Broader fallout: cancelled agreements and regional friction
The evacuation comes in the wake of a broader rupture: on Jan. 12 Somalia’s federal government announced it was annulling all agreements with the UAE, including defense and security pacts as well as arrangements tied to the ports of Bosaso, Berbera and Kismayo — moves Mogadishu framed as necessary to safeguard national sovereignty. The action provoked sharp disagreement with Somaliland and semi-autonomous regional administrations that maintain direct ties to the UAE, and it raised immediate questions about the management of port operations and security cooperation across the Horn.

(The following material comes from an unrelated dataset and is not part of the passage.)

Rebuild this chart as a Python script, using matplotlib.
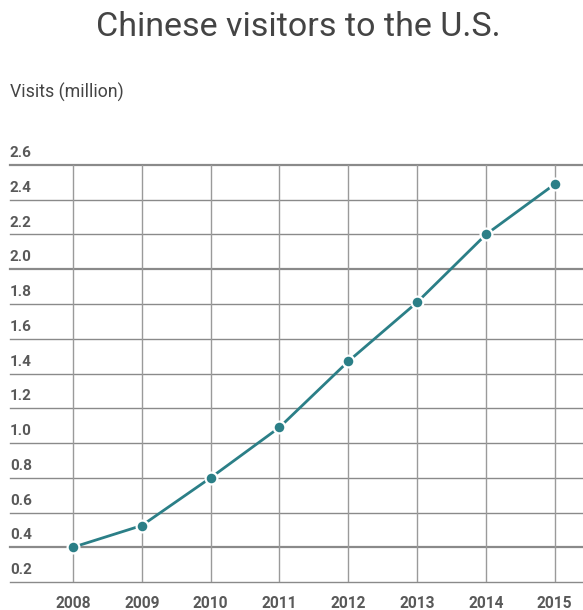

The cancellations have not, however, halted commercial operations in some key facilities. Dubai’s DP World said this week that its activities at Berbera port in Somaliland were continuing under existing commercial arrangements despite political tensions, reflecting the complicated overlap of local, national and international interests in regional infrastructure investments.
Diplomatic chessboard and unanswered questions
Somalia’s formal decision to cut ties with Abu Dhabi followed reporting and allegations that Emirati activity in the region — and an episode involving the movement of a Yemeni separatist leader — had undermined Mogadishu’s view of its sovereignty. The Somali presidency has framed the cancellations as a necessary assertion against external interference; Abu Dhabi has denied wrongdoing and called for diplomatic channels to resolve disputes.
Observers cautioned that while the immediate crisis was smoothed over by the withdrawal, the underlying drivers of the dispute remain unresolved. Those include competing strategic relationships across the Horn — involving Turkey, Saudi Arabia, China and the Gulf states — divergent approaches to Somaliland and other subnational authorities, and the political imperatives of an embattled central government that must balance domestic legitimacy with external partnerships.
“If all sides walk away today, that’s only a pause,” said Abdullahi Noor, a Mogadishu-based political commentator. “What happens next will depend on whether Addis Ababa can nudge a diplomatic process forward, whether regional administrations defy Mogadishu’s moves, and whether the UAE seeks a more formal recalibration of its footprint in Somalia.”
For now, the Ethiopian-facilitated flights allowed the UAE to withdraw its equipment without the inspections that had been a sticking point — a narrowly tailored solution that prevented an immediate diplomatic rupture from spiraling into a more dangerous standoff. Whether it ushers in talks to repair relationships, or simply settles one acute moment while leaving tensions to smolder, remains to be seen.